== Task description ==
Please transcribe the listing below in full and word for word, without its pictures.

== Source excerpt ==
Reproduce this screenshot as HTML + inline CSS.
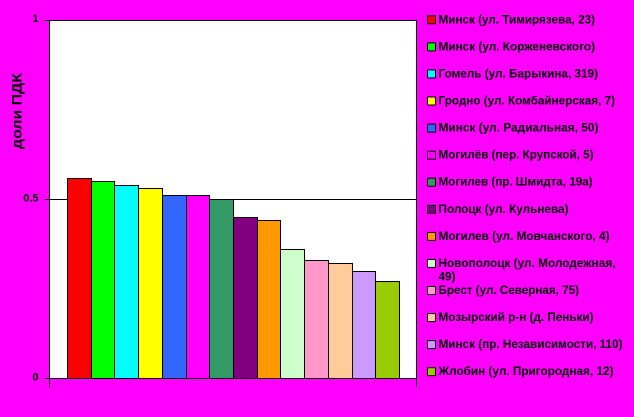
<!DOCTYPE html>
<html>
<head>
<meta charset="utf-8">
<style>
html,body{margin:0;padding:0;background:#FF00FF;}
svg{display:block;}
text{font-family:"Liberation Sans","DejaVu Sans",sans-serif;font-weight:bold;fill:#000;}
</style>
</head>
<body>
<svg width="634" height="417" viewBox="0 0 634 417" xmlns="http://www.w3.org/2000/svg">
  <rect x="0" y="0" width="634" height="417" fill="#FF00FF"/>
  <!-- plot area -->
  <rect x="49.5" y="20.5" width="367" height="358" fill="#FFFFFF" stroke="none"/>
  <!-- gridline 0.5 -->
  <line x1="49.5" y1="199.5" x2="416.5" y2="199.5" stroke="#000" stroke-width="1"/>
  <!-- bars -->
  <g stroke="#000" stroke-width="1">
    <rect x="67.5" y="178.5" width="24" height="200" fill="#FF0000"/>
    <rect x="91.5" y="181.5" width="23" height="197" fill="#00FF00"/>
    <rect x="114.5" y="185.5" width="24" height="193" fill="#00FFFF"/>
    <rect x="138.5" y="188.5" width="24" height="190" fill="#FFFF00"/>
    <rect x="162.5" y="195.5" width="24" height="183" fill="#3366FF"/>
    <rect x="186.5" y="195.5" width="23" height="183" fill="#FF00FF"/>
    <rect x="209.5" y="199.5" width="24" height="179" fill="#339966"/>
    <rect x="233.5" y="217.5" width="24" height="161" fill="#800080"/>
    <rect x="257.5" y="220.5" width="23" height="158" fill="#FF9900"/>
    <rect x="280.5" y="249.5" width="24" height="129" fill="#CCFFCC"/>
    <rect x="304.5" y="260.5" width="24" height="118" fill="#FF99CC"/>
    <rect x="328.5" y="263.5" width="24" height="115" fill="#FFCC99"/>
    <rect x="352.5" y="271.5" width="23" height="107" fill="#CC99FF"/>
    <rect x="375.5" y="281.5" width="24" height="97" fill="#99CC00"/>
  </g>
  <!-- frame -->
  <rect x="49.5" y="20.5" width="367" height="358" fill="none" stroke="#000" stroke-width="1"/>
  <!-- y ticks -->
  <g stroke="#000" stroke-width="1">
    <line x1="45" y1="20.5" x2="49.5" y2="20.5"/>
    <line x1="45" y1="199.5" x2="49.5" y2="199.5"/>
    <line x1="45" y1="378.5" x2="49.5" y2="378.5"/>
    <line x1="49.5" y1="378.5" x2="49.5" y2="387"/>
    <line x1="416.5" y1="378.5" x2="416.5" y2="387"/>
  </g>
  <!-- y tick labels -->
  <g font-size="11" text-anchor="end">
    <text x="38.5" y="22">1</text>
    <text x="38.5" y="201.5">0.5</text>
    <text x="38.5" y="380.5">0</text>
  </g>
  <!-- y title -->
  <text x="0" y="0" font-size="13.5" text-anchor="middle" textLength="76" lengthAdjust="spacingAndGlyphs" transform="translate(21.5,111) rotate(-90)">доли ПДК</text>
  <!-- legend -->
  <g stroke="#000" stroke-width="1">
    <rect x="427.5" y="15.8" width="8" height="8" fill="#FF0000"/>
    <rect x="427.5" y="42.9" width="8" height="8" fill="#00FF00"/>
    <rect x="427.5" y="69.9" width="8" height="8" fill="#00FFFF"/>
    <rect x="427.5" y="97.0" width="8" height="8" fill="#FFFF00"/>
    <rect x="427.5" y="124.1" width="8" height="8" fill="#3366FF"/>
    <rect x="427.5" y="151.2" width="8" height="8" fill="#FF00FF"/>
    <rect x="427.5" y="178.2" width="8" height="8" fill="#339966"/>
    <rect x="427.5" y="205.3" width="8" height="8" fill="#800080"/>
    <rect x="427.5" y="232.4" width="8" height="8" fill="#FF9900"/>
    <rect x="427.5" y="259.4" width="8" height="8" fill="#CCFFCC"/>
    <rect x="427.5" y="286.5" width="8" height="8" fill="#FF99CC"/>
    <rect x="427.5" y="313.6" width="8" height="8" fill="#FFCC99"/>
    <rect x="427.5" y="340.6" width="8" height="8" fill="#CC99FF"/>
    <rect x="427.5" y="367.7" width="8" height="8" fill="#99CC00"/>
  </g>
  <g font-size="11.5">
    <text x="438.5" y="23.3" textLength="156.5" lengthAdjust="spacingAndGlyphs">Минск (ул. Тимирязева, 23)</text>
    <text x="438.5" y="50.4" textLength="156.5" lengthAdjust="spacingAndGlyphs">Минск (ул. Корженевского)</text>
    <text x="438.5" y="77.4" textLength="159.5" lengthAdjust="spacingAndGlyphs">Гомель (ул. Барыкина, 319)</text>
    <text x="438.5" y="104.5" textLength="176.5" lengthAdjust="spacingAndGlyphs">Гродно (ул. Комбайнерская, 7)</text>
    <text x="438.5" y="131.6" textLength="160" lengthAdjust="spacingAndGlyphs">Минск (ул. Радиальная, 50)</text>
    <text x="438.5" y="158.7" textLength="155" lengthAdjust="spacingAndGlyphs">Могилёв (пер. Крупской, 5)</text>
    <text x="438.5" y="185.7" textLength="154" lengthAdjust="spacingAndGlyphs">Могилев (пр. Шмидта, 19а)</text>
    <text x="438.5" y="212.8" textLength="130" lengthAdjust="spacingAndGlyphs">Полоцк (ул. Кульнева)</text>
    <text x="438.5" y="239.9" textLength="171" lengthAdjust="spacingAndGlyphs">Могилев (ул. Мовчанского, 4)</text>
    <text x="438.5" y="266.9" textLength="177" lengthAdjust="spacingAndGlyphs">Новополоцк (ул. Молодежная,</text>
    <text x="438.5" y="280.6" textLength="17" lengthAdjust="spacingAndGlyphs">49)</text>
    <text x="438.5" y="294.0" textLength="140.5" lengthAdjust="spacingAndGlyphs">Брест (ул. Северная, 75)</text>
    <text x="438.5" y="321.1" textLength="155" lengthAdjust="spacingAndGlyphs">Мозырский р-н (д. Пеньки)</text>
    <text x="438.5" y="348.1" textLength="184" lengthAdjust="spacingAndGlyphs">Минск (пр. Независимости, 110)</text>
    <text x="438.5" y="375.2" textLength="175" lengthAdjust="spacingAndGlyphs">Жлобин (ул. Пригородная, 12)</text>
  </g>
</svg>
</body>
</html>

== Exercise output ==
Reproduce this screenshot as HTML + inline CSS.
<!DOCTYPE html>
<html>
<head>
<meta charset="utf-8">
<style>
html,body{margin:0;padding:0;background:#FF00FF;}
svg{display:block;}
text{font-family:"Liberation Sans","DejaVu Sans",sans-serif;font-weight:bold;fill:#000;}
</style>
</head>
<body>
<svg width="634" height="417" viewBox="0 0 634 417" xmlns="http://www.w3.org/2000/svg">
  <rect x="0" y="0" width="634" height="417" fill="#FF00FF"/>
  <!-- plot area -->
  <rect x="49.5" y="20.5" width="367" height="358" fill="#FFFFFF" stroke="none"/>
  <!-- gridline 0.5 -->
  <line x1="49.5" y1="199.5" x2="416.5" y2="199.5" stroke="#000" stroke-width="1"/>
  <!-- bars -->
  <g stroke="#000" stroke-width="1">
    <rect x="67.5" y="178.5" width="24" height="200" fill="#FF0000"/>
    <rect x="91.5" y="181.5" width="23" height="197" fill="#00FF00"/>
    <rect x="114.5" y="185.5" width="24" height="193" fill="#00FFFF"/>
    <rect x="138.5" y="188.5" width="24" height="190" fill="#FFFF00"/>
    <rect x="162.5" y="195.5" width="24" height="183" fill="#3366FF"/>
    <rect x="186.5" y="195.5" width="23" height="183" fill="#FF00FF"/>
    <rect x="209.5" y="199.5" width="24" height="179" fill="#339966"/>
    <rect x="233.5" y="217.5" width="24" height="161" fill="#800080"/>
    <rect x="257.5" y="220.5" width="23" height="158" fill="#FF9900"/>
    <rect x="280.5" y="249.5" width="24" height="129" fill="#CCFFCC"/>
    <rect x="304.5" y="260.5" width="24" height="118" fill="#FF99CC"/>
    <rect x="328.5" y="263.5" width="24" height="115" fill="#FFCC99"/>
    <rect x="352.5" y="271.5" width="23" height="107" fill="#CC99FF"/>
    <rect x="375.5" y="281.5" width="24" height="97" fill="#99CC00"/>
  </g>
  <!-- frame -->
  <rect x="49.5" y="20.5" width="367" height="358" fill="none" stroke="#000" stroke-width="1"/>
  <!-- y ticks -->
  <g stroke="#000" stroke-width="1">
    <line x1="45" y1="20.5" x2="49.5" y2="20.5"/>
    <line x1="45" y1="199.5" x2="49.5" y2="199.5"/>
    <line x1="45" y1="378.5" x2="49.5" y2="378.5"/>
    <line x1="49.5" y1="378.5" x2="49.5" y2="387"/>
    <line x1="416.5" y1="378.5" x2="416.5" y2="387"/>
  </g>
  <!-- y tick labels -->
  <g font-size="11" text-anchor="end">
    <text x="38.5" y="22">1</text>
    <text x="38.5" y="201.5">0.5</text>
    <text x="38.5" y="380.5">0</text>
  </g>
  <!-- y title -->
  <text x="0" y="0" font-size="13.5" text-anchor="middle" textLength="76" lengthAdjust="spacingAndGlyphs" transform="translate(21.5,111) rotate(-90)">доли ПДК</text>
  <!-- legend -->
  <g stroke="#000" stroke-width="1">
    <rect x="427.5" y="15.8" width="8" height="8" fill="#FF0000"/>
    <rect x="427.5" y="42.9" width="8" height="8" fill="#00FF00"/>
    <rect x="427.5" y="69.9" width="8" height="8" fill="#00FFFF"/>
    <rect x="427.5" y="97.0" width="8" height="8" fill="#FFFF00"/>
    <rect x="427.5" y="124.1" width="8" height="8" fill="#3366FF"/>
    <rect x="427.5" y="151.2" width="8" height="8" fill="#FF00FF"/>
    <rect x="427.5" y="178.2" width="8" height="8" fill="#339966"/>
    <rect x="427.5" y="205.3" width="8" height="8" fill="#800080"/>
    <rect x="427.5" y="232.4" width="8" height="8" fill="#FF9900"/>
    <rect x="427.5" y="259.4" width="8" height="8" fill="#CCFFCC"/>
    <rect x="427.5" y="286.5" width="8" height="8" fill="#FF99CC"/>
    <rect x="427.5" y="313.6" width="8" height="8" fill="#FFCC99"/>
    <rect x="427.5" y="340.6" width="8" height="8" fill="#CC99FF"/>
    <rect x="427.5" y="367.7" width="8" height="8" fill="#99CC00"/>
  </g>
  <g font-size="11.5">
    <text x="438.5" y="23.3" textLength="156.5" lengthAdjust="spacingAndGlyphs">Минск (ул. Тимирязева, 23)</text>
    <text x="438.5" y="50.4" textLength="156.5" lengthAdjust="spacingAndGlyphs">Минск (ул. Корженевского)</text>
    <text x="438.5" y="77.4" textLength="159.5" lengthAdjust="spacingAndGlyphs">Гомель (ул. Барыкина, 319)</text>
    <text x="438.5" y="104.5" textLength="176.5" lengthAdjust="spacingAndGlyphs">Гродно (ул. Комбайнерская, 7)</text>
    <text x="438.5" y="131.6" textLength="160" lengthAdjust="spacingAndGlyphs">Минск (ул. Радиальная, 50)</text>
    <text x="438.5" y="158.7" textLength="155" lengthAdjust="spacingAndGlyphs">Могилёв (пер. Крупской, 5)</text>
    <text x="438.5" y="185.7" textLength="154" lengthAdjust="spacingAndGlyphs">Могилев (пр. Шмидта, 19а)</text>
    <text x="438.5" y="212.8" textLength="130" lengthAdjust="spacingAndGlyphs">Полоцк (ул. Кульнева)</text>
    <text x="438.5" y="239.9" textLength="171" lengthAdjust="spacingAndGlyphs">Могилев (ул. Мовчанского, 4)</text>
    <text x="438.5" y="266.9" textLength="177" lengthAdjust="spacingAndGlyphs">Новополоцк (ул. Молодежная,</text>
    <text x="438.5" y="280.6" textLength="17" lengthAdjust="spacingAndGlyphs">49)</text>
    <text x="438.5" y="294.0" textLength="140.5" lengthAdjust="spacingAndGlyphs">Брест (ул. Северная, 75)</text>
    <text x="438.5" y="321.1" textLength="155" lengthAdjust="spacingAndGlyphs">Мозырский р-н (д. Пеньки)</text>
    <text x="438.5" y="348.1" textLength="184" lengthAdjust="spacingAndGlyphs">Минск (пр. Независимости, 110)</text>
    <text x="438.5" y="375.2" textLength="175" lengthAdjust="spacingAndGlyphs">Жлобин (ул. Пригородная, 12)</text>
  </g>
</svg>
</body>
</html>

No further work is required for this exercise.